Task brief: The listing below begins with the first line you should copy; stop after the line containing "CartesianGrid, ReferenceLine, ReferenceDot", and drop every picture.

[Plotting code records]
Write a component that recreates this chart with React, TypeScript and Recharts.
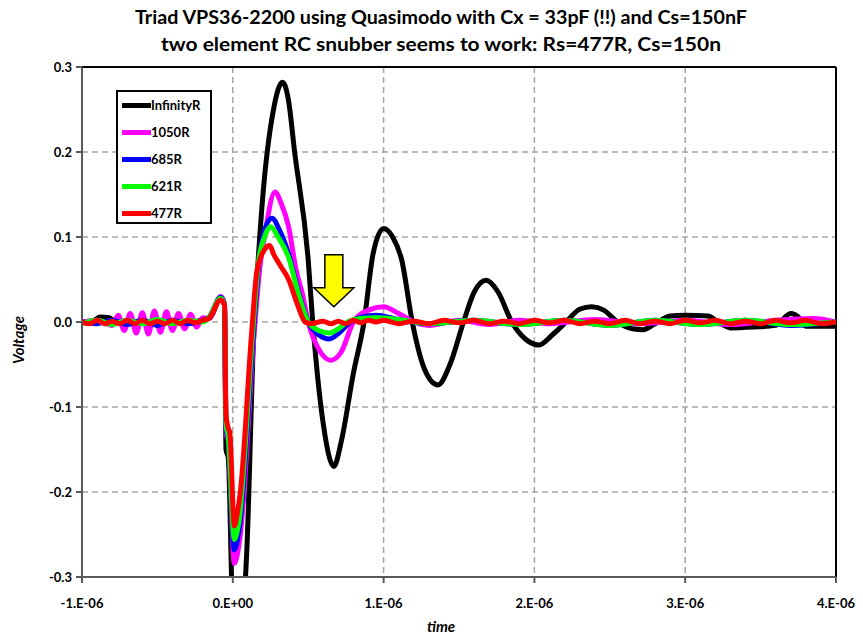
import { LineChart, Line, XAxis, YAxis, CartesianGrid, ReferenceLine, ReferenceDot } from "recharts";

// time in microseconds, voltage in volts
const infinityR: [number, number][] = [
  [-1.0, 0.0], [-0.92, 0.002], [-0.88, 0.006], [-0.82, 0.005], [-0.78, 0.0], [-0.7, -0.002],
  [-0.6, 0.001], [-0.5, -0.001], [-0.4, 0.002], [-0.3, 0.0], [-0.2, 0.002], [-0.15, 0.005],
  [-0.08, 0.028], [-0.055, 0.02], [-0.045, -0.15], [-0.03, -0.16], [0.0, -0.33], [0.07, -0.33],
  [0.09, -0.28], [0.14, -0.01], [0.16, 0.05], [0.2, 0.15], [0.27, 0.25], [0.33, 0.282],
  [0.37, 0.26], [0.41, 0.2], [0.5, 0.073], [0.53, 0.0], [0.6, -0.12], [0.67, -0.17],
  [0.72, -0.14], [0.8, -0.06], [0.87, 0.0], [0.93, 0.08], [1.0, 0.11], [1.06, 0.1],
  [1.12, 0.073], [1.19, 0.0], [1.27, -0.055], [1.36, -0.074], [1.44, -0.05], [1.53, 0.0],
  [1.6, 0.035], [1.68, 0.049], [1.76, 0.035], [1.85, 0.0], [1.94, -0.02], [2.03, -0.027],
  [2.12, -0.015], [2.21, 0.0], [2.3, 0.015], [2.38, 0.018], [2.46, 0.014], [2.55, 0.0],
  [2.65, -0.008], [2.72, -0.009], [2.8, -0.002], [2.9, 0.007], [3.0, 0.008], [3.15, 0.007],
  [3.22, 0.0], [3.3, -0.007], [3.45, -0.006], [3.6, -0.004], [3.7, 0.01], [3.75, 0.006],
  [3.8, -0.005], [4.0, -0.005],
];

const r1050: [number, number][] = [
  [-1.0, 0.0], [-0.9, 0.002], [-0.8, -0.004], [-0.76, 0.008], [-0.72, -0.01], [-0.68, 0.01],
  [-0.64, -0.013], [-0.6, 0.011], [-0.56, -0.014], [-0.52, 0.013], [-0.48, -0.012], [-0.44, 0.012],
  [-0.4, -0.01], [-0.36, 0.01], [-0.32, -0.008], [-0.28, 0.009], [-0.24, -0.006], [-0.2, 0.005],
  [-0.16, 0.004], [-0.08, 0.03], [-0.055, 0.022], [-0.045, -0.13], [-0.03, -0.14], [0.01, -0.284],
  [0.05, -0.25], [0.145, -0.005], [0.18, 0.065], [0.21, 0.1], [0.28, 0.153], [0.32, 0.14],
  [0.37, 0.112], [0.42, 0.061], [0.46, 0.034], [0.5, 0.0], [0.58, -0.035], [0.65, -0.045],
  [0.72, -0.035], [0.8, 0.0], [0.9, 0.014], [1.0, 0.018], [1.1, 0.01], [1.2, 0.0],
  [1.3, -0.004], [1.5, 0.002], [1.7, -0.003], [1.9, 0.002], [2.1, -0.002], [2.4, 0.003],
  [2.7, -0.002], [3.0, 0.002], [3.3, -0.003], [3.6, 0.002], [3.85, 0.004], [4.0, 0.0],
];

const r685: [number, number][] = [
  [-1.0, 0.0], [-0.9, -0.002], [-0.8, 0.002], [-0.7, -0.003], [-0.6, 0.002], [-0.5, -0.004],
  [-0.4, 0.002], [-0.3, -0.002], [-0.2, 0.002], [-0.16, 0.005], [-0.08, 0.029], [-0.055, 0.02],
  [-0.045, -0.125], [-0.03, -0.138], [0.01, -0.268], [0.045, -0.24], [0.14, -0.005], [0.175, 0.075],
  [0.21, 0.108], [0.26, 0.122], [0.31, 0.108], [0.37, 0.08], [0.44, 0.032], [0.5, 0.0],
  [0.57, -0.015], [0.64, -0.02], [0.71, -0.012], [0.78, 0.0], [0.86, 0.006], [0.95, 0.008],
  [1.1, 0.003], [1.3, -0.002], [1.6, 0.002], [1.9, -0.003], [2.2, 0.002], [2.5, -0.004],
  [2.8, 0.002], [3.1, -0.003], [3.4, 0.002], [3.7, -0.004], [4.0, 0.0],
];

const r621: [number, number][] = [
  [-1.0, -0.002], [-0.9, 0.002], [-0.8, -0.003], [-0.7, 0.002], [-0.6, -0.002], [-0.5, 0.003],
  [-0.4, -0.002], [-0.3, 0.002], [-0.2, 0.0], [-0.16, 0.005], [-0.08, 0.028], [-0.055, 0.02],
  [-0.045, -0.12], [-0.03, -0.135], [0.01, -0.256], [0.04, -0.235], [0.135, -0.005], [0.17, 0.07],
  [0.21, 0.1], [0.25, 0.112], [0.3, 0.1], [0.37, 0.076], [0.44, 0.03], [0.5, 0.0],
  [0.57, -0.01], [0.64, -0.013], [0.7, -0.008], [0.76, 0.0], [0.85, 0.004], [0.95, 0.005],
  [1.1, 0.003], [1.3, -0.002], [1.6, 0.002], [1.9, -0.003], [2.2, 0.002], [2.5, -0.004],
  [2.8, 0.002], [3.1, -0.003], [3.4, 0.002], [3.7, -0.003], [4.0, 0.0],
];

const r477: [number, number][] = [
  [-1.0, 0.0], [-0.95, -0.002], [-0.9, 0.002], [-0.85, -0.002], [-0.8, 0.001], [-0.75, -0.002],
  [-0.7, 0.002], [-0.65, -0.002], [-0.6, 0.002], [-0.55, -0.002], [-0.5, 0.001], [-0.45, -0.002],
  [-0.4, 0.002], [-0.35, -0.002], [-0.3, 0.002], [-0.25, -0.001], [-0.2, 0.002], [-0.16, 0.004],
  [-0.08, 0.026], [-0.055, 0.02], [-0.045, -0.11], [-0.03, -0.125], [-0.02, -0.13], [0.01, -0.24],
  [0.03, -0.225], [0.05, -0.2], [0.126, -0.01], [0.16, 0.06], [0.21, 0.085], [0.245, 0.09],
  [0.27, 0.08], [0.32, 0.065], [0.37, 0.05], [0.43, 0.02], [0.48, 0.0], [0.52, -0.002],
  [0.6, 0.001], [0.65, -0.002], [0.7, 0.001], [0.75, -0.002], [0.8, 0.002], [0.85, -0.001],
  [0.9, 0.002], [0.95, 0.0], [1.0, 0.002], [1.1, -0.002], [1.2, 0.001], [1.3, -0.002],
  [1.4, 0.002], [1.5, -0.001], [1.6, 0.002], [1.7, -0.002], [1.8, 0.001], [1.9, -0.002],
  [2.0, 0.002], [2.1, -0.001], [2.2, 0.002], [2.3, -0.002], [2.4, 0.001], [2.5, -0.002],
  [2.6, 0.002], [2.7, -0.002], [2.8, 0.001], [2.9, -0.002], [3.0, 0.002], [3.1, -0.001],
  [3.2, 0.002], [3.3, -0.002], [3.4, 0.001], [3.5, -0.002], [3.6, 0.002], [3.7, -0.001],
  [3.8, 0.002], [3.9, -0.002], [4.0, 0.0],
];

const series = [
  { name: "InfinityR", color: "#000000", points: infinityR },
  { name: "1050R", color: "#ff00ff", points: r1050 },
  { name: "685R", color: "#0000ff", points: r685 },
  { name: "621R", color: "#00ff00", points: r621 },
  { name: "477R", color: "#ff0000", points: r477 },
];

const xTicks = [-1, 0, 1, 2, 3, 4];
const xTickLabels = ["-1.E-06", "0.E+00", "1.E-06", "2.E-06", "3.E-06", "4.E-06"];
const yTicks = [-0.3, -0.2, -0.1, 0, 0.1, 0.2, 0.3];

const FONT = "Lato, 'DejaVu Sans', sans-serif";
const tickStyle = { fill: "#000", fontSize: 13, fontWeight: 700, fontFamily: FONT };

function Arrow(props: any) {
  const { cx, cy } = props;
  const pts = [
    [-9, -52], [9, -52], [9, -19], [20, -19], [0, 0], [-20, -19], [-9, -19],
  ].map(([dx, dy]) => `${cx + dx},${cy + dy}`).join(" ");
  return <polygon points={pts} fill="#ffff00" stroke="#000" strokeWidth={1.5} />;
}

export default function App() {
  return (
    <div style={{ position: "absolute", left: 0, top: 0, width: 863, height: 636, background: "#fff" }}>
      <LineChart width={863} height={636} margin={{ top: 67, right: 27, left: 0, bottom: 0 }}>
        <CartesianGrid stroke="#a6a6a6" strokeDasharray="6 4" strokeWidth={1.5} />
        <XAxis
          type="number"
          dataKey="t"
          domain={[-1, 4]}
          ticks={xTicks}
          tickFormatter={(v: number) => xTickLabels[xTicks.indexOf(v)]}
          height={59}
          tick={tickStyle}
          tickSize={6}
          tickMargin={16}
          stroke="#595959"
          strokeWidth={2}
          allowDataOverflow
        />
        <YAxis
          type="number"
          domain={[-0.3, 0.3]}
          ticks={yTicks}
          tickFormatter={(v: number) => v.toFixed(1)}
          width={82}
          tick={tickStyle}
          tickSize={6}
          tickMargin={4}
          stroke="#595959"
          strokeWidth={2}
          allowDataOverflow
        />
        <ReferenceLine y={0.3} stroke="#000" strokeWidth={2} />
        <ReferenceLine x={4} stroke="#000" strokeWidth={2} />
        {series.map((s) => (
          <Line
            key={s.name}
            data={s.points.map(([t, v]) => ({ t, v }))}
            dataKey="v"
            name={s.name}
            type="monotone"
            stroke={s.color}
            strokeWidth={5}
            dot={false}
            isAnimationActive={false}
          />
        ))}
        <ReferenceDot x={0.67} y={0.018} shape={Arrow} />
      </LineChart>

      <svg width={863} height={636} style={{ position: "absolute", left: 0, top: 0, pointerEvents: "none" }}>
        <g fontFamily={FONT} fontWeight={700} fill="#000">
          <text x={441} y={24} fontSize={18} textAnchor="middle" textLength={612} lengthAdjust="spacingAndGlyphs">
            Triad VPS36-2200  using Quasimodo with Cx = 33pF (!!) and Cs=150nF
          </text>
          <text x={441} y={51} fontSize={18} textAnchor="middle" textLength={560} lengthAdjust="spacingAndGlyphs">
            two element RC snubber seems to work: Rs=477R, Cs=150n
          </text>
          <text x={441} y={632} fontSize={15} fontStyle="italic" textAnchor="middle">time</text>
          <text x={24} y={340} fontSize={15} fontStyle="italic" textAnchor="middle" transform="rotate(-90 24 340)">
            Voltage
          </text>
        </g>
      </svg>

      <div
        style={{
          position: "absolute",
          left: 116,
          top: 90,
          width: 92,
          height: 130,
          border: "2px solid #000",
          background: "#fff",
          fontFamily: FONT,
          fontWeight: 700,
          fontSize: 13,
        }}
      >
        {series.map((s, i) => (
          <div key={s.name} style={{ position: "absolute", left: 4, top: 5 + i * 27, display: "flex", alignItems: "center", height: 16 }}>
            <span style={{ display: "inline-block", width: 29, height: 5, background: s.color }} />
            <span style={{ marginLeft: 0 }}>{s.name}</span>
          </div>
        ))}
      </div>
    </div>
  );
}
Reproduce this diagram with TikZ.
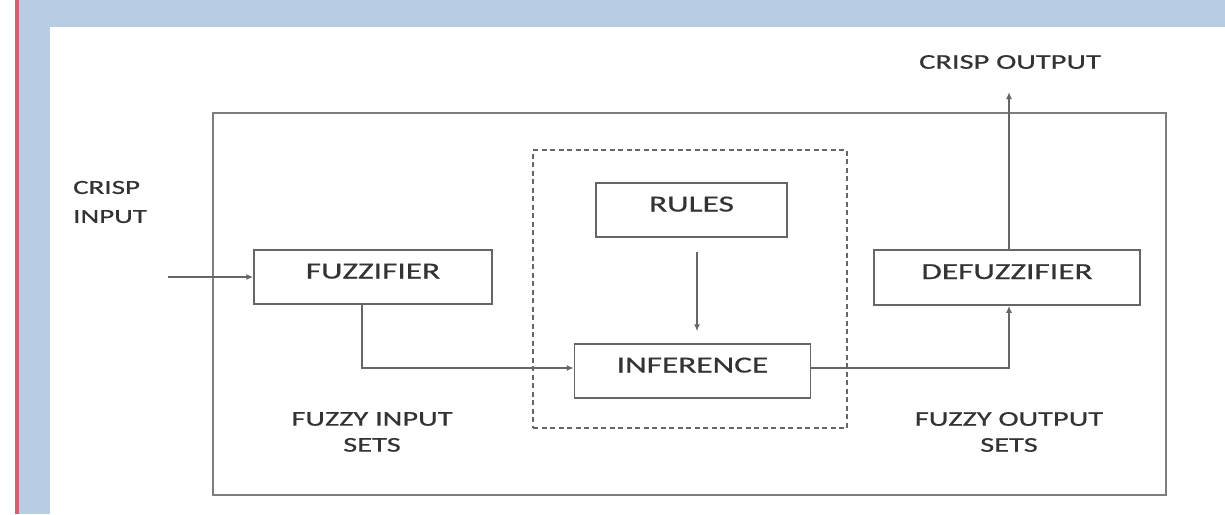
\documentclass[tikz,border=0pt]{standalone}
\usepackage{fontspec}
\setmainfont{Carlito}
\newfontfamily\labfont[FakeStretch=1.45,FakeBold=0.6]{Carlito}
\usetikzlibrary{arrows.meta}
\definecolor{slideblue}{HTML}{B8CCE4}
\definecolor{slidered}{HTML}{C8656D}
\definecolor{linegray}{HTML}{666666}
\definecolor{textgray}{HTML}{333333}
\tikzset{
  blockbox/.style={draw=linegray, line width=1.5pt, rectangle, inner sep=0pt,
    font=\labfont\fontsize{23}{26}\selectfont, text=textgray,
    text height=15pt, text depth=12pt},
  framebox/.style={draw=linegray!85, line width=1.5pt, rectangle, inner sep=0pt},
  dashbox/.style={draw=linegray, line width=1.3pt, rectangle, inner sep=0pt,
    dash pattern=on 5pt off 3.5pt},
  lbl/.style={font=\labfont\fontsize{21}{26}\selectfont, text=textgray, inner sep=0pt, align=center},
  conn/.style={draw=linegray, line width=1.5pt, -{Latex[length=7pt,width=6pt]}},
}
\begin{document}
\begin{tikzpicture}[x=1pt,y=-1pt]
  % slide background
  \fill[white] (0,0) rectangle (1225,514);
  \fill[slideblue] (19,0) rectangle (1225,514);
  \fill[slidered] (15,0) rectangle (19,514);
  \fill[white] (50,27) rectangle (1225,514);
  \useasboundingbox (0,0) rectangle (1225,514);

  % frames
  \node[framebox, minimum width=953pt, minimum height=382pt] (outer) at (689.5,304) {};
  \node[dashbox, minimum width=314pt, minimum height=278pt] (inner) at (690,289) {};

  % blocks
  \node[blockbox, minimum width=238pt, minimum height=54pt] (fuzz) at (373,277) {FUZZIFIER};
  \node[blockbox, minimum width=191pt, minimum height=54pt] (rules) at (691.5,210) {RULES};
  \node[blockbox, minimum width=236pt, minimum height=54pt] (inf) at (692.5,371) {INFERENCE};
  \node[blockbox, minimum width=266pt, minimum height=55pt] (defuzz) at (1007,277.5) {DEFUZZIFIER};

  % labels
  \node[lbl] (cout) at (1010,62) {CRISP OUTPUT};
  \node[lbl, align=left, anchor=west, font=\labfont\fontsize{20}{29}\selectfont] (cin) at (73,202) {CRISP\\INPUT};
  \node[lbl, font=\labfont\fontsize{21}{26}\selectfont] (fis) at (372,432) {FUZZY INPUT\\SETS};
  \node[lbl, font=\labfont\fontsize{21}{26}\selectfont] (fos) at (1009,432) {FUZZY OUTPUT\\SETS};

  % connector end points
  \coordinate (inpt) at (168,277);
  \coordinate (outpt) at (1009,92);

  % connectors
  \draw[conn] (inpt) -- (fuzz.west);
  \draw[conn] ([xshift=-11pt]fuzz.south) |- ([yshift=3pt]inf.west);
  \draw[conn, shorten <=14pt, shorten >=12pt] ([xshift=5.5pt]rules.south) -- ([xshift=4.5pt]inf.north);
  \draw[conn] ([yshift=3pt]inf.east) -| ([xshift=2pt]defuzz.south);
  \draw[conn] ([xshift=2pt]defuzz.north) -- (outpt);
\end{tikzpicture}
\end{document}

Output of the exercise:
Write a component that recreates this chart with React, TypeScript and Recharts.
import { LineChart, Line, XAxis, YAxis, CartesianGrid, ReferenceLine, ReferenceDot } from "recharts";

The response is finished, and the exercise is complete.